▶ WORK TO DO
Return, without pictures, the lines from the start of the data through the one that contains "var pBottomTicks = [0, 0.02, 0.04];".

** BEGIN **

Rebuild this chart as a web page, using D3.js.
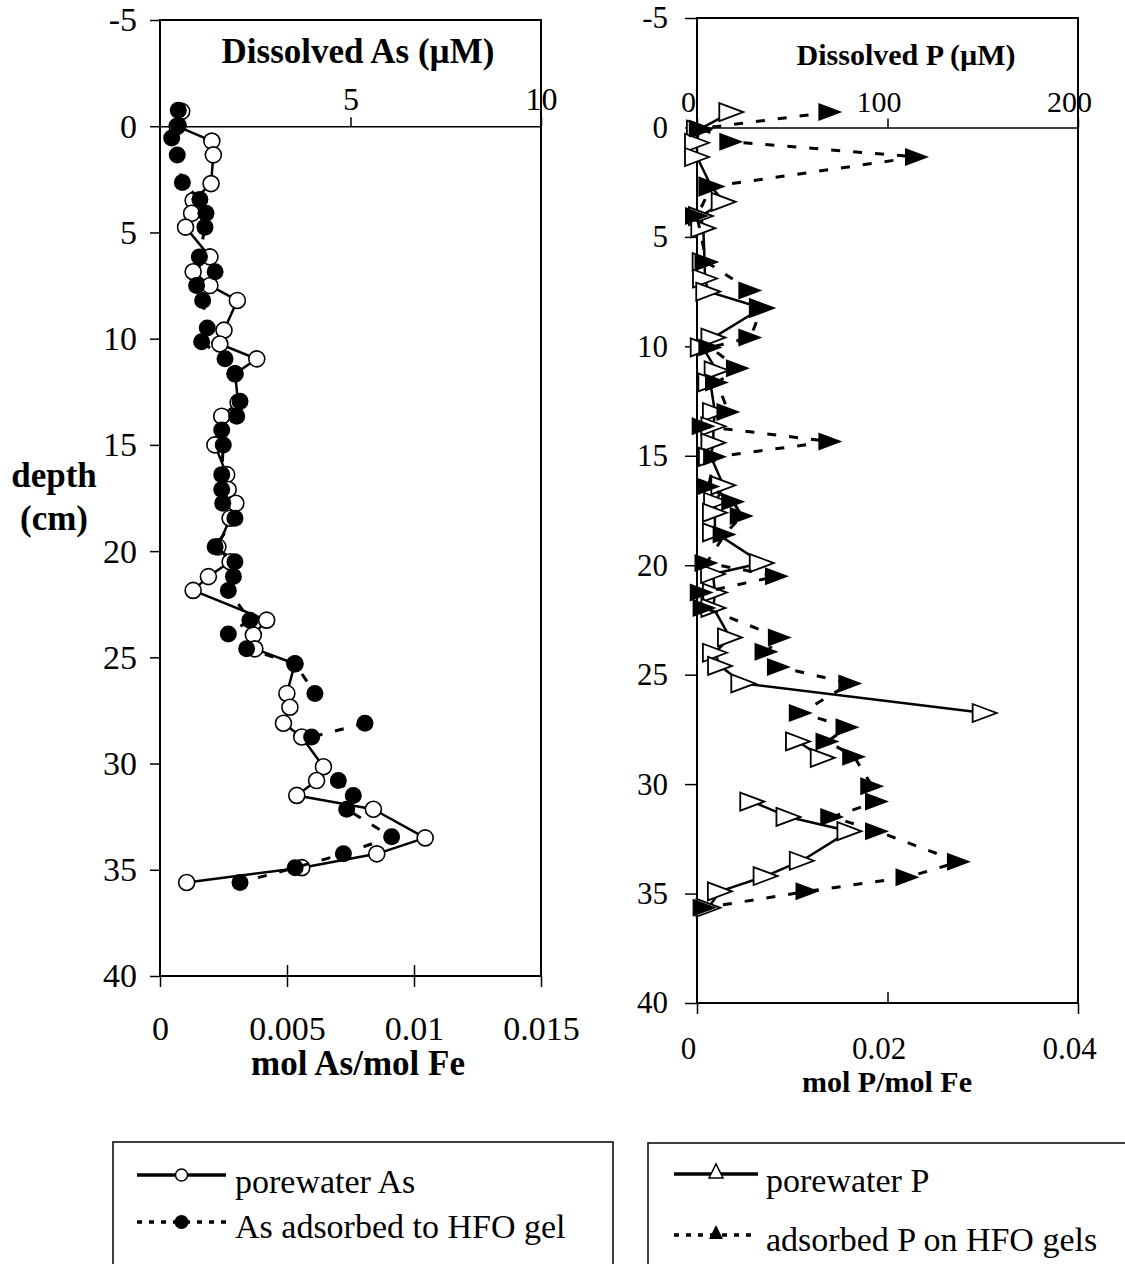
<!DOCTYPE html>
<html>
<head>
<meta charset="utf-8">
<script src="https://cdnjs.cloudflare.com/ajax/libs/d3/7.8.5/d3.min.js"></script>
<style>
  body { margin:0; background:#fff; }
  svg text { font-family:"Liberation Serif","Times New Roman",serif; fill:#000; }
</style>
</head>
<body>
<div id="body"></div>
<script>
//---DATA
var depthTicks = [-5, 0, 5, 10, 15, 20, 25, 30, 35, 40];
var asTopTicks = [5, 10];
var asBottomTicks = [0, 0.005, 0.01, 0.015];
var pTopTicks = [0, 100, 200];
var pBottomTicks = [0, 0.02, 0.04];

// porewater As, uM (top axis)
var asPwDepth = [-0.7, 0, 0.7, 1.35, 2.7, 3.5, 4.1, 4.75, 6.15, 6.85, 7.5, 8.2, 9.6, 10.25, 10.95, 11.65, 13.0, 13.65, 15.0,
  16.4, 17.1, 17.75, 18.45, 19.8, 20.5, 21.2, 21.85, 23.25, 23.95, 24.6, 25.3, 26.7, 27.35, 28.1, 28.75,
  30.15, 30.8, 31.5, 32.15, 33.5, 34.25, 34.9, 35.6];
var asPw = [0.57, 0.45, 1.36, 1.40, 1.34, 0.87, 0.83, 0.67, 1.31, 0.87, 1.31, 2.03, 1.68, 1.57, 2.54, 1.97, 2.05, 1.62, 1.44,
  1.75, 1.79, 1.99, 1.84, 1.52, 1.84, 1.27, 0.87, 2.80, 2.45, 2.49, 3.54, 3.33, 3.41, 3.24, 3.72,
  4.29, 4.11, 3.59, 5.60, 6.96, 5.69, 3.72, 0.70];

// As adsorbed to HFO gel, mol As/mol Fe (bottom axis)
var asGelDepth = [-0.75, -0.05, 0.55, 1.35, 2.65, 3.45, 4.1, 4.75, 6.15, 6.85, 7.5, 8.2, 9.5, 10.15, 10.95, 11.65, 12.95, 13.65,
  14.3, 15.0, 16.4, 17.1, 17.75, 18.45, 19.8, 20.5, 21.2, 21.85, 23.25, 23.9, 24.6, 25.3, 26.7, 27.35, 28.1, 28.75,
  30.15, 30.8, 31.5, 32.15, 33.45, 34.25, 34.9, 35.6];
var asGel = [0.00072, 0.00072, 0.00046, 0.00068, 0.00088, 0.00157, 0.00181, 0.00177, 0.00155, 0.00217, 0.00144, 0.00168,
  0.00186, 0.00164, 0.00256, 0.00295, 0.00315, 0.00302, 0.00243, 0.00249, 0.00243, 0.00243, 0.00247, 0.00295, 0.00217,
  0.00295, 0.00289, 0.00269, 0.00354, 0.00269, 0.00341, 0.00532, 0.00610, null, 0.00807, 0.00597,
  null, 0.00702, 0.00761, 0.00735, 0.00912, 0.00722, 0.00532, 0.00315];

// porewater P, uM (top axis)
var pPwDepth = [-0.7, 0.1, 0.7, 1.35, 2.7, 3.4, 4.05, 4.6, 6.15, 6.9, 7.5, 8.25, 9.6, 10.05, 11.1, 11.65, 13.0, 13.65, 14.4,
  15.05, 16.35, 17.1, 17.6, 18.5, 19.9, 20.4, 21.25, 21.95, 23.3, 24.0, 24.6, 25.4, 26.75, 27.4, 28.05, 28.8,
  30.1, 30.8, 31.5, 32.15, 33.5, 34.2, 34.9, 35.65];
var pPw = [18, 1, 0, 0, 7.5, 14, 2, 3.3, 4, 4.2, 5.9, 34, 8.6, 3, 10.3, 7, 9.4, 8.6, 8.6,
  7.3, 13.8, 10, 9.4, 9.4, 34, 8.4, 9.4, 8.6, 17.3, 9.4, 12.1, 24.3, 151, null, 53, 66,
  null, 29, 48, 80, 55, 36, 12, 6];

// adsorbed P on HFO gels, mol P/mol Fe (bottom axis)
var pGelDepth = [-0.7, 0.05, 0.65, 1.35, 2.7, 4.05, 6.15, 7.45, 8.25, 9.6, 10.05, 11.0, 11.65, 13.0, 13.65, 14.35, 15.05,
  16.4, 17.1, 17.75, 18.6, 19.9, 20.5, 21.25, 21.95, 23.3, 23.95, 24.65, 25.4, 26.75, 27.4, 28.05, 28.75,
  30.1, 30.8, 31.5, 32.15, 33.55, 34.25, 34.9, 35.65];
var pGel = [0.0140, 0.0004, 0.0036, 0.0231, 0.0015, 0.0000, 0.0010, 0.0056, 0.0068, 0.0056, 0.0014, 0.0043, 0.0021,
  0.0033, 0.0007, 0.0140, 0.0019, 0.0012, 0.0038, 0.0047, 0.0029, 0.0010, 0.0084, 0.0005, 0.0008, 0.0087, 0.0073,
  0.0086, 0.0161, 0.0109, 0.0158, 0.0137, 0.0165, 0.0184, 0.0189, 0.0142, 0.0189, 0.0275, 0.0221, 0.0116, 0.0008];

var width = 1125;
var height = 1264;
var triRight = "M-12,-9L12,0L-12,9Z";
var triUp = "M-7,6L0,-8L7,6Z";

var svg = d3.select("#body").append("svg")
  .attr("width", width)
  .attr("height", height);

svg.append("rect")
  .attr("width", width)
  .attr("height", height)
  .attr("fill", "#fff");

function pairs(depths, vals){
  return depths.map(function(d, i){ return {depth: d, value: vals[i]}; });
}

function label(txt, x, y, size, bold, anchor){
  return svg.append("text")
    .attr("x", x)
    .attr("y", y)
    .attr("font-size", size)
    .attr("font-weight", bold ? "bold" : "normal")
    .attr("text-anchor", anchor || "middle")
    .text(txt);
}

//---PANEL (frame, axes, two series)
function panel(o){
  var g = svg.append("g");
  var y = d3.scaleLinear().domain([-5, 40]).range([o.top, o.bottom]);
  var xb = d3.scaleLinear().domain(o.bottomDomain).range([o.left, o.right]);
  var xt = d3.scaleLinear().domain(o.topDomain).range([o.left, o.right]);

  // depth axis
  var ya = g.append("g")
    .attr("transform", "translate(" + o.left + ",0)")
    .call(d3.axisLeft(y).tickValues(depthTicks).tickSize(o.yTick).tickSizeOuter(0)
      .tickPadding(o.yPad).tickFormat(function(d){ return String(d); }));
  ya.select(".domain").remove();
  ya.selectAll("text").attr("font-size", o.font);

  // bottom axis (mol/mol)
  var xa = g.append("g")
    .attr("transform", "translate(0," + o.bottom + ")")
    .call(d3.axisBottom(xb).tickValues(o.bottomTicks).tickSize(11).tickSizeOuter(0)
      .tickPadding(o.xPad).tickFormat(function(d){ return String(d); }));
  xa.select(".domain").remove();
  xa.selectAll("text").attr("font-size", o.font).attr("dx", o.labelShift);
  xa.selectAll(".tick line").attr("y1", function(d, i){
    return (i > 0 && i < o.bottomTicks.length - 1) ? -11 : 0;
  }).attr("y2", function(d, i){
    return (o.midTickUp && i > 0 && i < o.bottomTicks.length - 1) ? 0 : 11;
  });

  // depth-zero axis (uM)
  var ta = g.append("g")
    .attr("transform", "translate(0," + y(0) + ")")
    .call(d3.axisTop(xt).tickValues(o.topTicks).tickSize(9).tickSizeOuter(0)
      .tickPadding(o.topPad).tickFormat(function(d){ return String(d); }));
  ta.selectAll("text").attr("font-size", o.topFont).attr("dx", o.labelShift);
  ta.select(".domain").attr("stroke-width", 1.5);

  g.selectAll(".tick line").attr("stroke-width", 1.5);
  g.selectAll(".tick text").style("font-family", "'Liberation Serif','Times New Roman',serif");

  // frame
  g.append("rect")
    .attr("x", o.left)
    .attr("y", o.top)
    .attr("width", o.right - o.left)
    .attr("height", o.bottom - o.top)
    .attr("fill", "none")
    .attr("stroke", "#000")
    .attr("stroke-width", 2);

  var pw = pairs(o.pwDepth, o.pw);
  var gel = pairs(o.gelDepth, o.gel);

  var linePw = d3.line()
    .defined(function(d){ return d.value != null; })
    .x(function(d){ return xt(d.value); })
    .y(function(d){ return y(d.depth); });
  var lineGel = d3.line()
    .defined(function(d){ return d.value != null; })
    .x(function(d){ return xb(d.value); })
    .y(function(d){ return y(d.depth); });

  var pwOk = pw.filter(function(d){ return d.value != null; });
  var gelOk = gel.filter(function(d){ return d.value != null; });

  // porewater: solid line, open markers
  g.append("path").datum(pw)
    .attr("d", linePw)
    .attr("fill", "none")
    .attr("stroke", "#000")
    .attr("stroke-width", 2.5)
    .attr("stroke-linejoin", "round");
  if(o.shape == "circle"){
    g.selectAll(".pw").data(pwOk).enter().append("circle")
      .attr("cx", function(d){ return xt(d.value); })
      .attr("cy", function(d){ return y(d.depth); })
      .attr("r", 8)
      .attr("fill", "#fff")
      .attr("stroke", "#000")
      .attr("stroke-width", 1.6);
  } else {
    g.selectAll(".pw").data(pwOk).enter().append("path")
      .attr("d", triRight)
      .attr("transform", function(d){ return "translate(" + xt(d.value) + "," + y(d.depth) + ")"; })
      .attr("fill", "#fff")
      .attr("stroke", "#000")
      .attr("stroke-width", 1.8);
  }

  // adsorbed to gel: dashed line, filled markers
  g.append("path").datum(gel)
    .attr("d", lineGel)
    .attr("fill", "none")
    .attr("stroke", "#000")
    .attr("stroke-width", 3)
    .attr("stroke-dasharray", "9,13");
  if(o.shape == "circle"){
    g.selectAll(".gel").data(gelOk).enter().append("circle")
      .attr("cx", function(d){ return xb(d.value); })
      .attr("cy", function(d){ return y(d.depth); })
      .attr("r", 8.5)
      .attr("fill", "#000");
  } else {
    g.selectAll(".gel").data(gelOk).enter().append("path")
      .attr("d", triRight)
      .attr("transform", function(d){ return "translate(" + xb(d.value) + "," + y(d.depth) + ")"; })
      .attr("fill", "#000");
  }
}

panel({
  left: 160, right: 541, top: 20, bottom: 976,
  bottomDomain: [0, 0.015], topDomain: [0, 10],
  bottomTicks: asBottomTicks, topTicks: asTopTicks,
  yTick: 10, yPad: 13, xPad: 29, topPad: 7,
  font: 34, topFont: 32, labelShift: 0, midTickUp: false,
  pwDepth: asPwDepth, pw: asPw, gelDepth: asGelDepth, gel: asGel,
  shape: "circle"
});

panel({
  left: 697, right: 1078, top: 18, bottom: 1003,
  bottomDomain: [0, 0.04], topDomain: [0, 200],
  bottomTicks: pBottomTicks, topTicks: pTopTicks,
  yTick: 12, yPad: 17, xPad: 23, topPad: 6,
  font: 31, topFont: 30, labelShift: -9, midTickUp: true,
  pwDepth: pPwDepth, pw: pPw, gelDepth: pGelDepth, gel: pGel,
  shape: "triangle"
});

//---AXIS TITLES
label("Dissolved As (\u00b5M)", 358, 63, 35, true);
label("mol As/mol Fe", 358, 1075, 35, true);
label("Dissolved P (\u00b5M)", 906, 65, 30, true);
label("mol P/mol Fe", 887, 1092, 30, true);
label("depth", 54, 487, 35, true);
label("(cm)", 54, 530, 35, true);

//---LEGENDS
var leg = svg.append("g");
leg.append("rect").attr("x", 113).attr("y", 1142).attr("width", 500).attr("height", 200)
  .attr("fill", "none").attr("stroke", "#000").attr("stroke-width", 1.5);
leg.append("rect").attr("x", 648).attr("y", 1143).attr("width", 500).attr("height", 200)
  .attr("fill", "none").attr("stroke", "#000").attr("stroke-width", 1.5);

leg.append("line").attr("x1", 137).attr("x2", 226).attr("y1", 1175).attr("y2", 1175)
  .attr("stroke", "#000").attr("stroke-width", 3.5);
leg.append("circle").attr("cx", 181.5).attr("cy", 1175).attr("r", 6)
  .attr("fill", "#fff").attr("stroke", "#000").attr("stroke-width", 1.5);
leg.append("line").attr("x1", 137).attr("x2", 226).attr("y1", 1222).attr("y2", 1222)
  .attr("stroke", "#000").attr("stroke-width", 3.5).attr("stroke-dasharray", "5,7");
leg.append("circle").attr("cx", 181.5).attr("cy", 1222).attr("r", 7).attr("fill", "#000");

leg.append("line").attr("x1", 674).attr("x2", 758).attr("y1", 1174).attr("y2", 1174)
  .attr("stroke", "#000").attr("stroke-width", 3.5);
leg.append("path").attr("d", triUp).attr("transform", "translate(716,1172)")
  .attr("fill", "#fff").attr("stroke", "#000").attr("stroke-width", 1.5);
leg.append("line").attr("x1", 674).attr("x2", 758).attr("y1", 1235).attr("y2", 1235)
  .attr("stroke", "#000").attr("stroke-width", 3.5).attr("stroke-dasharray", "5,7");
leg.append("path").attr("d", triUp).attr("transform", "translate(716,1233)").attr("fill", "#000");

label("porewater As", 235, 1193, 34, false, "start");
label("As adsorbed to HFO gel", 235, 1238, 34, false, "start");
label("porewater P", 766, 1192, 34, false, "start");
label("adsorbed P on HFO gels", 766, 1251, 34, false, "start");
</script>
</body>
</html>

** END **

▶ PROBLEM SOLUTION
Rebuild this chart as a web page, using D3.js.
<!DOCTYPE html>
<html>
<head>
<meta charset="utf-8">
<script src="https://cdnjs.cloudflare.com/ajax/libs/d3/7.8.5/d3.min.js"></script>
<style>
  body { margin:0; background:#fff; }
  svg text { font-family:"Liberation Serif","Times New Roman",serif; fill:#000; }
</style>
</head>
<body>
<div id="body"></div>
<script>
//---DATA
var depthTicks = [-5, 0, 5, 10, 15, 20, 25, 30, 35, 40];
var asTopTicks = [5, 10];
var asBottomTicks = [0, 0.005, 0.01, 0.015];
var pTopTicks = [0, 100, 200];
var pBottomTicks = [0, 0.02, 0.04];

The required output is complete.